* _What the exercise asks_:
All records must be quoted exactly. Omit the pictures.

-- start Supplied entries --

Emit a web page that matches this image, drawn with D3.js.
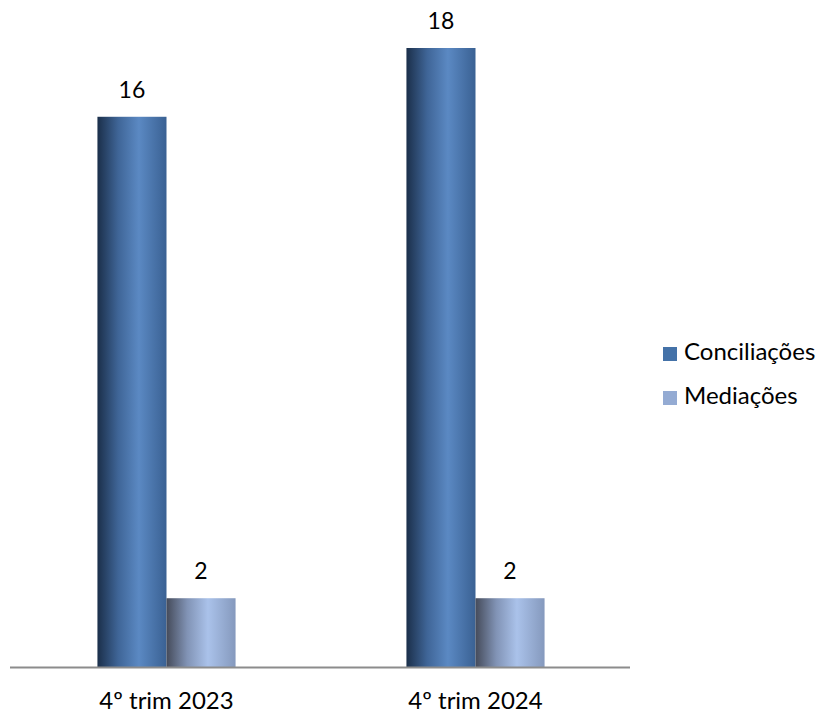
<!DOCTYPE html>
<html><head><meta charset="utf-8">
<script src="https://cdn.jsdelivr.net/npm/d3@7"></script>
<style>body{margin:0;background:#fff}svg{display:block}text{font-family:Lato,"Open Sans",sans-serif;fill:#000}</style>
</head><body><svg id="c" width="821" height="713"></svg>
<script>
const categories = ["4º trim 2023", "4º trim 2024"];
const seriesNames = ["Conciliações", "Mediações"];
const conciliacoes = [16, 18];
const mediacoes = [2, 2];

const svg = d3.select("#c");
const x0 = d3.scaleBand().domain(categories).range([12, 630]).paddingInner(0.553).paddingOuter(0.2765);
const x1 = d3.scaleBand().domain(seriesNames).range([0, x0.bandwidth()]);
const y = d3.scaleLinear().domain([0, 18]).range([667, 48]);

const defs = svg.append("defs");
const grads = {
  "Conciliações": [["0%", "#1b2f4a"], ["30%", "#3f6597"], ["60%", "#5b89c3"], ["100%", "#3a6193"]],
  "Mediações": [["0%", "#454b5a"], ["30%", "#8193b5"], ["60%", "#aac2ea"], ["100%", "#8599bd"]]
};
seriesNames.forEach((s, i) => {
  const g = defs.append("linearGradient").attr("id", "g" + i).attr("x1", "0").attr("x2", "1").attr("y1", "0").attr("y2", "0");
  grads[s].forEach(([o, c]) => g.append("stop").attr("offset", o).attr("stop-color", c));
});

const data = categories.map((c, i) => ({ cat: c, vals: [conciliacoes[i], mediacoes[i]] }));
const groups = svg.selectAll("g.grp").data(data).join("g").attr("class", "grp")
  .attr("transform", d => `translate(${x0(d.cat)},0)`);
groups.selectAll("rect").data(d => d.vals.map((v, i) => ({ s: seriesNames[i], v, i })))
  .join("rect")
  .attr("x", d => x1(d.s)).attr("width", x1.bandwidth())
  .attr("y", d => y(d.v)).attr("height", d => y(0) - y(d.v))
  .attr("fill", d => `url(#g${d.i})`);
groups.selectAll("text.val").data(d => d.vals.map((v, i) => ({ s: seriesNames[i], v })))
  .join("text").attr("class", "val")
  .attr("x", d => x1(d.s) + x1.bandwidth() / 2).attr("y", d => y(d.v) - 19)
  .attr("text-anchor", "middle").attr("font-size", 23).text(d => d.v);

// axis
const axis = svg.append("g").attr("transform", `translate(0,${y(0)})`)
  .call(d3.axisBottom(x0).tickSize(0).tickPadding(25));
axis.select(".domain").attr("stroke", "#8c8c8c").attr("stroke-width", 2).attr("d", "M10,0.5H630");
axis.selectAll(".tick text").attr("font-size", 24).attr("font-family", "Lato, 'Open Sans', sans-serif").attr("fill", "#000");

// legend
const legColors = ["#4472a8", "#94abd3"];
const leg = svg.append("g").selectAll("g").data(seriesNames).join("g")
  .attr("transform", (d, i) => `translate(663,${347 + i * 44})`);
leg.append("rect").attr("width", 14).attr("height", 14).attr("fill", (d, i) => legColors[i]);
leg.append("text").attr("x", 21).attr("y", 13).attr("font-size", 24).text(d => d);
</script></body></html>
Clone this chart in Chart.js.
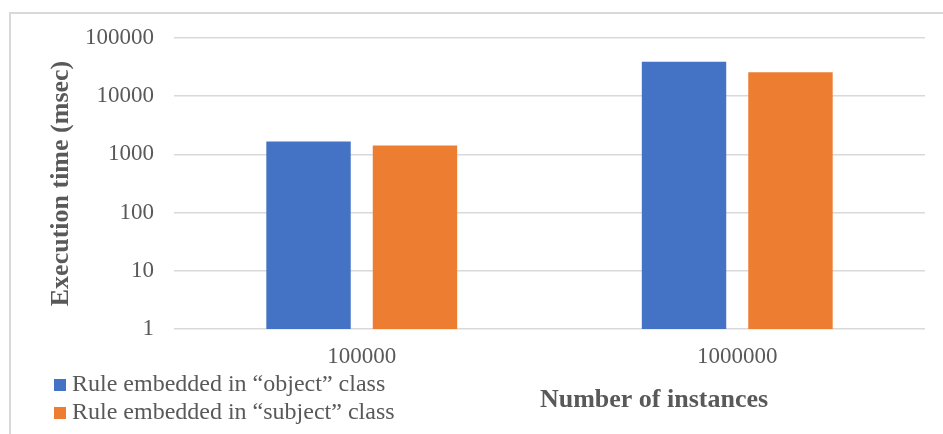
<!DOCTYPE html>
<html>
<head>
<meta charset="utf-8">
<script src="https://cdn.jsdelivr.net/npm/chart.js@4/dist/chart.umd.min.js"></script>
<style>
  html, body { margin: 0; padding: 0; background: #fff; overflow: hidden; }
  #frame {
    position: absolute; left: 9px; top: 12px; width: 1000px; height: 500px;
    border: 2px solid #d9d9d9; box-sizing: border-box;
  }
  #chart { position: absolute; left: 0; top: 0; }
</style>
</head>
<body>
<div id="frame"></div>
<canvas id="chart" width="943" height="434"></canvas>
<script>
// --- Data ---
const categories = ['100000', '1000000'];
const seriesNames = ['Rule embedded in \u201cobject\u201d class', 'Rule embedded in \u201csubject\u201d class'];
const objectTimes = [1660, 39200];
const subjectTimes = [1420, 25800];
const yTicks = [1, 10, 100, 1000, 10000, 100000];
const yTitle = 'Execution time (msec)';
const xTitle = 'Number of instances';

// --- Style ---
const serif = '"Liberation Serif", "Times New Roman", serif';
const textColor = '#595959';
const gridColor = '#d9d9d9';
const seriesColors = ['#4472C4', '#ED7D31'];

// legend sits bottom-left, axis title to the right of it (as in the Excel original)
const sideLegend = {
    id: 'sideLegend',
    afterDraw(chart) {
        const { ctx } = chart;
        ctx.save();
        ctx.textBaseline = 'middle';
        ctx.font = `24px ${serif}`;
        chart.data.datasets.forEach((ds, i) => {
            const y = 385 + i * 28;
            ctx.fillStyle = ds.backgroundColor;
            ctx.fillRect(54, y - 6, 12, 12);
            ctx.fillStyle = textColor;
            ctx.textAlign = 'left';
            ctx.fillText(ds.label, 72, y);
        });
        ctx.font = `bold 26px ${serif}`;
        ctx.textAlign = 'center';
        ctx.fillStyle = textColor;
        ctx.fillText(xTitle, 654, 400);
        ctx.restore();
    }
};

new Chart(document.getElementById('chart'), {
    type: 'bar',
    data: {
        labels: categories,
        datasets: [
            { label: seriesNames[0], data: objectTimes, backgroundColor: seriesColors[0] },
            { label: seriesNames[1], data: subjectTimes, backgroundColor: seriesColors[1] }
        ]
    },
    options: {
        responsive: false,
        animation: false,
        events: [],
        categoryPercentage: 0.567,
        barPercentage: 0.793,
        layout: { padding: { left: 0, top: 38, right: 18, bottom: 65 } },
        plugins: {
            legend: { display: false },
            tooltip: { enabled: false }
        },
        scales: {
            x: {
                grid: { display: false, drawTicks: false },
                border: { display: false },
                ticks: { color: textColor, font: { family: serif, size: 23 }, padding: 14 },
                afterFit: (scale) => { scale.height = 40; }
            },
            y: {
                type: 'logarithmic',
                min: 1,
                max: 100000,
                afterBuildTicks: (scale) => { scale.ticks = yTicks.map(v => ({ value: v })); },
                grid: { color: gridColor, lineWidth: 1.5, drawTicks: false },
                border: { display: false },
                ticks: {
                    color: textColor,
                    font: { family: serif, size: 23 },
                    padding: 20,
                    callback: (v) => String(v)
                },
                title: {
                    display: true,
                    text: yTitle,
                    color: textColor,
                    font: { family: serif, size: 26, weight: 'bold' },
                    padding: { top: 46, bottom: 0 }
                },
                afterFit: (scale) => { scale.width = 174; }
            }
        }
    },
    plugins: [sideLegend]
});
</script>
</body>
</html>
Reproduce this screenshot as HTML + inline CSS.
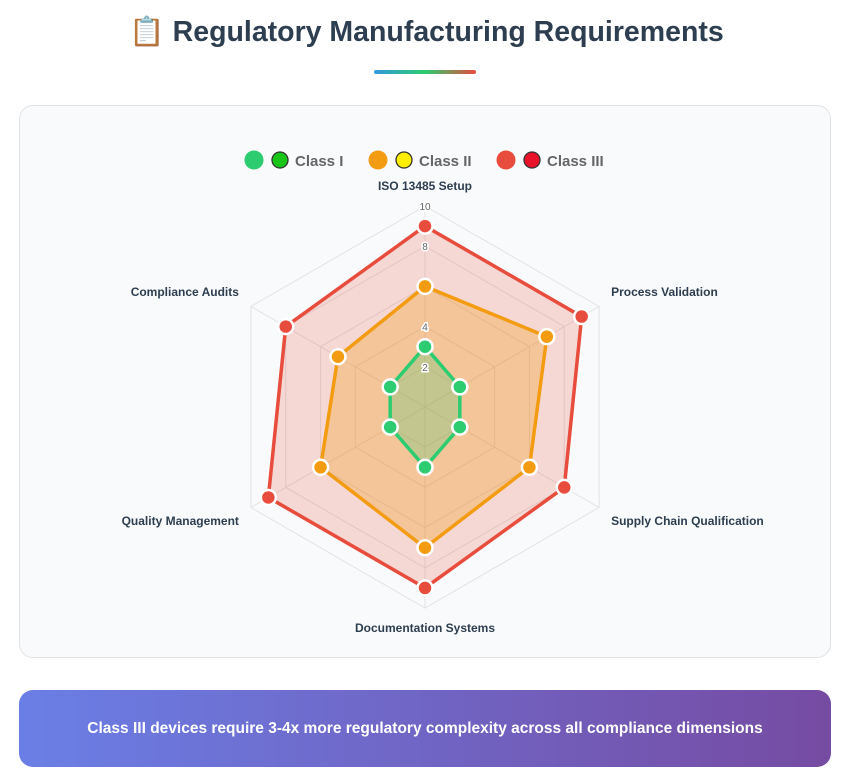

-- end Supplied entries --

* _The reply_:
Emit a web page that matches this image, drawn with D3.js.
<!DOCTYPE html>
<html><head><meta charset="utf-8">
<script src="https://cdn.jsdelivr.net/npm/d3@7"></script>
<style>body{margin:0;background:#fff}svg{display:block}text{font-family:Lato,"Open Sans",sans-serif;fill:#000}</style>
</head><body><svg id="c" width="821" height="713"></svg>
<script>
const categories = ["4º trim 2023", "4º trim 2024"];
const seriesNames = ["Conciliações", "Mediações"];
const conciliacoes = [16, 18];
const mediacoes = [2, 2];

const svg = d3.select("#c");
const x0 = d3.scaleBand().domain(categories).range([12, 630]).paddingInner(0.553).paddingOuter(0.2765);
const x1 = d3.scaleBand().domain(seriesNames).range([0, x0.bandwidth()]);
const y = d3.scaleLinear().domain([0, 18]).range([667, 48]);

const defs = svg.append("defs");
const grads = {
  "Conciliações": [["0%", "#1b2f4a"], ["30%", "#3f6597"], ["60%", "#5b89c3"], ["100%", "#3a6193"]],
  "Mediações": [["0%", "#454b5a"], ["30%", "#8193b5"], ["60%", "#aac2ea"], ["100%", "#8599bd"]]
};
seriesNames.forEach((s, i) => {
  const g = defs.append("linearGradient").attr("id", "g" + i).attr("x1", "0").attr("x2", "1").attr("y1", "0").attr("y2", "0");
  grads[s].forEach(([o, c]) => g.append("stop").attr("offset", o).attr("stop-color", c));
});

const data = categories.map((c, i) => ({ cat: c, vals: [conciliacoes[i], mediacoes[i]] }));
const groups = svg.selectAll("g.grp").data(data).join("g").attr("class", "grp")
  .attr("transform", d => `translate(${x0(d.cat)},0)`);
groups.selectAll("rect").data(d => d.vals.map((v, i) => ({ s: seriesNames[i], v, i })))
  .join("rect")
  .attr("x", d => x1(d.s)).attr("width", x1.bandwidth())
  .attr("y", d => y(d.v)).attr("height", d => y(0) - y(d.v))
  .attr("fill", d => `url(#g${d.i})`);
groups.selectAll("text.val").data(d => d.vals.map((v, i) => ({ s: seriesNames[i], v })))
  .join("text").attr("class", "val")
  .attr("x", d => x1(d.s) + x1.bandwidth() / 2).attr("y", d => y(d.v) - 19)
  .attr("text-anchor", "middle").attr("font-size", 23).text(d => d.v);

// axis
const axis = svg.append("g").attr("transform", `translate(0,${y(0)})`)
  .call(d3.axisBottom(x0).tickSize(0).tickPadding(25));
axis.select(".domain").attr("stroke", "#8c8c8c").attr("stroke-width", 2).attr("d", "M10,0.5H630");
axis.selectAll(".tick text").attr("font-size", 24).attr("font-family", "Lato, 'Open Sans', sans-serif").attr("fill", "#000");

// legend
const legColors = ["#4472a8", "#94abd3"];
const leg = svg.append("g").selectAll("g").data(seriesNames).join("g")
  .attr("transform", (d, i) => `translate(663,${347 + i * 44})`);
leg.append("rect").attr("width", 14).attr("height", 14).attr("fill", (d, i) => legColors[i]);
leg.append("text").attr("x", 21).attr("y", 13).attr("font-size", 24).text(d => d);
</script></body></html>
Clone this chart in Chart.js.
<!DOCTYPE html>
<html>
<head>
<meta charset="utf-8">
<script src="https://cdn.jsdelivr.net/npm/chart.js@4/dist/chart.umd.min.js"></script>
<style>
  html, body { margin: 0; padding: 0; background: #fff; overflow: hidden; }
  #frame {
    position: absolute; left: 9px; top: 12px; width: 1000px; height: 500px;
    border: 2px solid #d9d9d9; box-sizing: border-box;
  }
  #chart { position: absolute; left: 0; top: 0; }
</style>
</head>
<body>
<div id="frame"></div>
<canvas id="chart" width="943" height="434"></canvas>
<script>
// --- Data ---
const categories = ['100000', '1000000'];
const seriesNames = ['Rule embedded in \u201cobject\u201d class', 'Rule embedded in \u201csubject\u201d class'];
const objectTimes = [1660, 39200];
const subjectTimes = [1420, 25800];
const yTicks = [1, 10, 100, 1000, 10000, 100000];
const yTitle = 'Execution time (msec)';
const xTitle = 'Number of instances';

// --- Style ---
const serif = '"Liberation Serif", "Times New Roman", serif';
const textColor = '#595959';
const gridColor = '#d9d9d9';
const seriesColors = ['#4472C4', '#ED7D31'];

// legend sits bottom-left, axis title to the right of it (as in the Excel original)
const sideLegend = {
    id: 'sideLegend',
    afterDraw(chart) {
        const { ctx } = chart;
        ctx.save();
        ctx.textBaseline = 'middle';
        ctx.font = `24px ${serif}`;
        chart.data.datasets.forEach((ds, i) => {
            const y = 385 + i * 28;
            ctx.fillStyle = ds.backgroundColor;
            ctx.fillRect(54, y - 6, 12, 12);
            ctx.fillStyle = textColor;
            ctx.textAlign = 'left';
            ctx.fillText(ds.label, 72, y);
        });
        ctx.font = `bold 26px ${serif}`;
        ctx.textAlign = 'center';
        ctx.fillStyle = textColor;
        ctx.fillText(xTitle, 654, 400);
        ctx.restore();
    }
};

new Chart(document.getElementById('chart'), {
    type: 'bar',
    data: {
        labels: categories,
        datasets: [
            { label: seriesNames[0], data: objectTimes, backgroundColor: seriesColors[0] },
            { label: seriesNames[1], data: subjectTimes, backgroundColor: seriesColors[1] }
        ]
    },
    options: {
        responsive: false,
        animation: false,
        events: [],
        categoryPercentage: 0.567,
        barPercentage: 0.793,
        layout: { padding: { left: 0, top: 38, right: 18, bottom: 65 } },
        plugins: {
            legend: { display: false },
            tooltip: { enabled: false }
        },
        scales: {
            x: {
                grid: { display: false, drawTicks: false },
                border: { display: false },
                ticks: { color: textColor, font: { family: serif, size: 23 }, padding: 14 },
                afterFit: (scale) => { scale.height = 40; }
            },
            y: {
                type: 'logarithmic',
                min: 1,
                max: 100000,
                afterBuildTicks: (scale) => { scale.ticks = yTicks.map(v => ({ value: v })); },
                grid: { color: gridColor, lineWidth: 1.5, drawTicks: false },
                border: { display: false },
                ticks: {
                    color: textColor,
                    font: { family: serif, size: 23 },
                    padding: 20,
                    callback: (v) => String(v)
                },
                title: {
                    display: true,
                    text: yTitle,
                    color: textColor,
                    font: { family: serif, size: 26, weight: 'bold' },
                    padding: { top: 46, bottom: 0 }
                },
                afterFit: (scale) => { scale.width = 174; }
            }
        }
    },
    plugins: [sideLegend]
});
</script>
</body>
</html>
Reproduce this screenshot as HTML + inline CSS.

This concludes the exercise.